_Problem requirements_
Return all the data, word for word.

_Figure scripts_
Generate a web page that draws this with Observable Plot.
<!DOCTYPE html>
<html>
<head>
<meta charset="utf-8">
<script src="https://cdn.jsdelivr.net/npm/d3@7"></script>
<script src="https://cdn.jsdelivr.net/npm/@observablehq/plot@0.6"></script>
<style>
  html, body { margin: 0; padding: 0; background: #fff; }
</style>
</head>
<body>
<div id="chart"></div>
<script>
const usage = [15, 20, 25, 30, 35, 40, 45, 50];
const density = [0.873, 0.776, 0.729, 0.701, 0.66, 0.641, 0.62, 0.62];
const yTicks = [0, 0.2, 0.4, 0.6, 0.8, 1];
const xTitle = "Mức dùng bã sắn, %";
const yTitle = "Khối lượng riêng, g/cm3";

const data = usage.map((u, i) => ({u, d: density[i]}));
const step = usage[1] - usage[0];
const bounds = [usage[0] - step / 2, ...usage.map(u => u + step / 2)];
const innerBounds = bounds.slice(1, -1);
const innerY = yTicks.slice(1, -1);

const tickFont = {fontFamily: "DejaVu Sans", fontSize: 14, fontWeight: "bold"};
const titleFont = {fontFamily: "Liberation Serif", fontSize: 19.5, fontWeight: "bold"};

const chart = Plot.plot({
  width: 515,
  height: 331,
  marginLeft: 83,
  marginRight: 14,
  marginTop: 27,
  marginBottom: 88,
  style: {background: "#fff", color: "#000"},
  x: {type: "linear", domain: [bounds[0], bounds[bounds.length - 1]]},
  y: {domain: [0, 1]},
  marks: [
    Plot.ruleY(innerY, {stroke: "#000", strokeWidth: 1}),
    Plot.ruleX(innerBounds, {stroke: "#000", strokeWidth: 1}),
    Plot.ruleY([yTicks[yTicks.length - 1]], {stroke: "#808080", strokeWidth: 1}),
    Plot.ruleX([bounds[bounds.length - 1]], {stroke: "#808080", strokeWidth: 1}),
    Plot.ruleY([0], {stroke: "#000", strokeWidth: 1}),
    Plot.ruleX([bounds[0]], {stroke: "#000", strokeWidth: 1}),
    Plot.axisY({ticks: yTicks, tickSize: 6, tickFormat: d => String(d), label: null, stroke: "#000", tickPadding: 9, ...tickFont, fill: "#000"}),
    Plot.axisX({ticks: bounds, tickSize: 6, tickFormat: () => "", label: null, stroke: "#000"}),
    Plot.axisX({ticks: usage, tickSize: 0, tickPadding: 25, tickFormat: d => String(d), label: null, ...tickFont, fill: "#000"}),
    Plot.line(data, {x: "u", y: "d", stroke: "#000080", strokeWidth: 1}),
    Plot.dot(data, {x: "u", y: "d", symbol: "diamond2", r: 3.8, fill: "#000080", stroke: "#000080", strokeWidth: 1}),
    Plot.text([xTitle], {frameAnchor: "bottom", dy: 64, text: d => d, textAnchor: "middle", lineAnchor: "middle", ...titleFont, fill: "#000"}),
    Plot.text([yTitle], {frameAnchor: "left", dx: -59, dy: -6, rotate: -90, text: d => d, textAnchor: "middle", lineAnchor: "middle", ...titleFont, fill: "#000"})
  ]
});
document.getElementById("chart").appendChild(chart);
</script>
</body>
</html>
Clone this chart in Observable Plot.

_Task output_
Generate a web page that draws this with Observable Plot.
<!DOCTYPE html>
<html>
<head>
<meta charset="utf-8">
<script src="https://cdn.jsdelivr.net/npm/d3@7"></script>
<script src="https://cdn.jsdelivr.net/npm/@observablehq/plot@0.6"></script>
<style>
  html, body { margin: 0; padding: 0; background: #fff; }
</style>
</head>
<body>
<div id="chart"></div>
<script>
const usage = [15, 20, 25, 30, 35, 40, 45, 50];
const density = [0.873, 0.776, 0.729, 0.701, 0.66, 0.641, 0.62, 0.62];
const yTicks = [0, 0.2, 0.4, 0.6, 0.8, 1];
const xTitle = "Mức dùng bã sắn, %";
const yTitle = "Khối lượng riêng, g/cm3";

const data = usage.map((u, i) => ({u, d: density[i]}));
const step = usage[1] - usage[0];
const bounds = [usage[0] - step / 2, ...usage.map(u => u + step / 2)];
const innerBounds = bounds.slice(1, -1);
const innerY = yTicks.slice(1, -1);

const tickFont = {fontFamily: "DejaVu Sans", fontSize: 14, fontWeight: "bold"};
const titleFont = {fontFamily: "Liberation Serif", fontSize: 19.5, fontWeight: "bold"};

const chart = Plot.plot({
  width: 515,
  height: 331,
  marginLeft: 83,
  marginRight: 14,
  marginTop: 27,
  marginBottom: 88,
  style: {background: "#fff", color: "#000"},
  x: {type: "linear", domain: [bounds[0], bounds[bounds.length - 1]]},
  y: {domain: [0, 1]},
  marks: [
    Plot.ruleY(innerY, {stroke: "#000", strokeWidth: 1}),
    Plot.ruleX(innerBounds, {stroke: "#000", strokeWidth: 1}),
    Plot.ruleY([yTicks[yTicks.length - 1]], {stroke: "#808080", strokeWidth: 1}),
    Plot.ruleX([bounds[bounds.length - 1]], {stroke: "#808080", strokeWidth: 1}),
    Plot.ruleY([0], {stroke: "#000", strokeWidth: 1}),
    Plot.ruleX([bounds[0]], {stroke: "#000", strokeWidth: 1}),
    Plot.axisY({ticks: yTicks, tickSize: 6, tickFormat: d => String(d), label: null, stroke: "#000", tickPadding: 9, ...tickFont, fill: "#000"}),
    Plot.axisX({ticks: bounds, tickSize: 6, tickFormat: () => "", label: null, stroke: "#000"}),
    Plot.axisX({ticks: usage, tickSize: 0, tickPadding: 25, tickFormat: d => String(d), label: null, ...tickFont, fill: "#000"}),
    Plot.line(data, {x: "u", y: "d", stroke: "#000080", strokeWidth: 1}),
    Plot.dot(data, {x: "u", y: "d", symbol: "diamond2", r: 3.8, fill: "#000080", stroke: "#000080", strokeWidth: 1}),
    Plot.text([xTitle], {frameAnchor: "bottom", dy: 64, text: d => d, textAnchor: "middle", lineAnchor: "middle", ...titleFont, fill: "#000"}),
    Plot.text([yTitle], {frameAnchor: "left", dx: -59, dy: -6, rotate: -90, text: d => d, textAnchor: "middle", lineAnchor: "middle", ...titleFont, fill: "#000"})
  ]
});
document.getElementById("chart").appendChild(chart);
</script>
</body>
</html>
Clone this chart in Observable Plot.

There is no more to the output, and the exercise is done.